The FBI again wants authority to access Internet browser history and other electronic data in terrorism and spy cases without a warrant, reported the Washington Post
, and privacy advocates who blocked a similar effort six years ago say the new proposal still infringes on Americans' privacy.
Tech giants have lined up on the side of the privacy advocates while the FBI has been urging lawmakers to introduce legislation to allow agents to acquire certain electronic data with a national security letter, which doesn't require a judge's signature, said the Post. FBI Director James B. Comey said the issue is the agency's top legislative priority.
Data accessed would include a user's IP address and the amount of time spent on a website, but other data, such as the text of emails and details about deeper searches within a website would not be included, noted the Post.
Attempts to expand the FBI's authorization are included in a proposed amendment to the ECPA introduced by Sen. John Cornyn of Texas and in the Intelligence Authorization Act, The Register
Sen. Ron Wyden of Oregon is among those who oppose the FBI's request.

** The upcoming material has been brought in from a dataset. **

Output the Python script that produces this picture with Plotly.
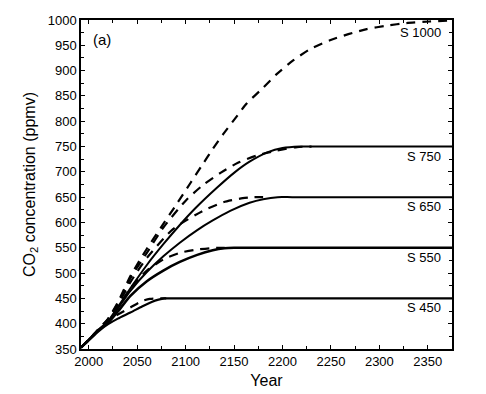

"This bill takes a hatchet to important protections for Americans’ liberty," Wyden said in a news release
after voting against the Intelligence Authorization Act last month. "This bill would mean more government surveillance of Americans, less due process and less independent oversight of U.S. intelligence agencies. Worse, neither the intelligence agencies, nor the bill’s sponsors have shown any evidence that these changes would do anything to make Americans more secure."
That bill was passed by the Senate Select Committee on Intelligence.
The FBI argues that the data is covered under current laws the same way telephone records are, The Guardian
reported. But tech companies have opposed that interpretation.
On Monday, tech giants including Google, Facebook and Yahoo sent a letter hosted on an ACLU website
to Congress asserting their opposition to "any version of these bills that included such a proposal expanding the government’s ability to access private data without a court order."
"This expansion of the NSL statute has been characterized by some government officials as merely fixing a 'typo' in the law," they said. "In reality, however, it would dramatically expand the ability of the FBI to get sensitive information about users’ online activities without court oversight."